На заседании отдела охраны памятников 18 февраля 1944 года председательствующий Н. Н. Белехов назвал Петергоф объектом, восстановить который будет, вероятно, сложнее всего, и подытожил: какие бы средства ни были выделены на восстановление парка, для этого потребовалось бы 75, а то и 100 лет540. Тем не менее все ответственные работники выступили за восстановление. В своем выступлении Тихомирова яростно опровергала мнение, что Петергоф слишком долго находился в руинах и остатки настенной росписи и декора настолько пострадали от воздействия погоды, что их реставрация вряд ли возможна. Положительное решение, однако, было принято лишь позже, и в его принятии важную роль сыграло то упомянутое выше обстоятельство, что Петергоф олицетворял сильную империю и могущественную фигуру властителя.

ГАТЧИНА: «ВОЕННЫЙ» ЗАГОРОДНЫЙ ДВОРЕЦ

Екатерина II подарила село Гатчина к югу от Санкт-Петербурга своему доверенному лицу и фавориту Григорию Орлову в 1760‐х годах.

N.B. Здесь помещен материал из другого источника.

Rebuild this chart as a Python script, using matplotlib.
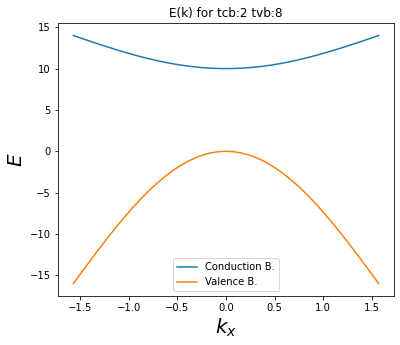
import matplotlib
matplotlib.use("Agg")
import matplotlib.pyplot as plt

k_half = [0.0, 0.0785, 0.1571, 0.2356, 0.3142, 0.3927, 0.4712, 0.5498, 0.6283, 0.7069,
          0.7854, 0.8639, 0.9425, 1.0210, 1.0996, 1.1781, 1.2566, 1.3352, 1.4137, 1.4923, 1.5708]
cond_half = [10.0, 10.012, 10.049, 10.111, 10.196, 10.304, 10.436, 10.589, 10.764, 10.958,
             11.172, 11.402, 11.649, 11.910, 12.184, 12.469, 12.764, 13.066, 13.374, 13.686, 14.0]
val_half = [0.0, -0.049, -0.197, -0.442, -0.783, -1.218, -1.744, -2.358, -3.056, -3.833,
            -4.686, -5.609, -6.595, -7.640, -8.736, -9.877, -11.056, -12.265, -13.497, -14.745, -16.0]

k = [-v for v in k_half[:0:-1]] + k_half
cond = cond_half[:0:-1] + cond_half
val = val_half[:0:-1] + val_half

title = "E(k) for tcb:2 tvb:8"
labels = ["Conduction B.", "Valence B."]

fig = plt.figure(figsize=(400/72, 345/72), dpi=72)
ax = fig.add_axes([0.145, 0.142, 0.84, 0.791])
ax.plot(k, cond, label=labels[0])
ax.plot(k, val, label=labels[1])
ax.set_title(title)
ax.set_xlabel("$k_x$", fontsize=20)
ax.set_ylabel("$E$", fontsize=20)
ax.legend(loc="lower center")
fig.savefig("out.png", dpi=72)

Орлов поручил итальянскому архитектору Антонио Ринальди построить там внушительный ансамбль зданий в стиле классицизма. Для просто оформленного фасада использовался желтоватый туфовый камень из окрестностей, который придает дворцу особый характер. Слегка всхолмленный окружающий ландшафт с озерами был превращен в просторный английский пейзажный парк. После безвременной кончины Орлова Екатерина приобрела Гатчину для своего сына, будущего царя Павла I, по указанию которого Винченцо Бренна украсил дворец и сады, добавив в них мостики и павильоны. При Павле I, обожавшем прусского короля Фридриха II и все военное, был создан и большой плац перед дворцом. На нем сын Павла, Николай I, в середине XIX века поставил отцу бронзовый памятник.

Находившийся на некотором удалении от столицы, Гатчинский дворец служил царской семье для охоты и уединения. Именно отсюда Александр III вел государственные дела после убийства своего отца Александра II. Десятилетиями здесь собирались произведения европейского и азиатского искусства, в том числе декоративно-прикладного, а также знаменитая коллекция оружия, так что еще до революции дворец имел почти музейный характер.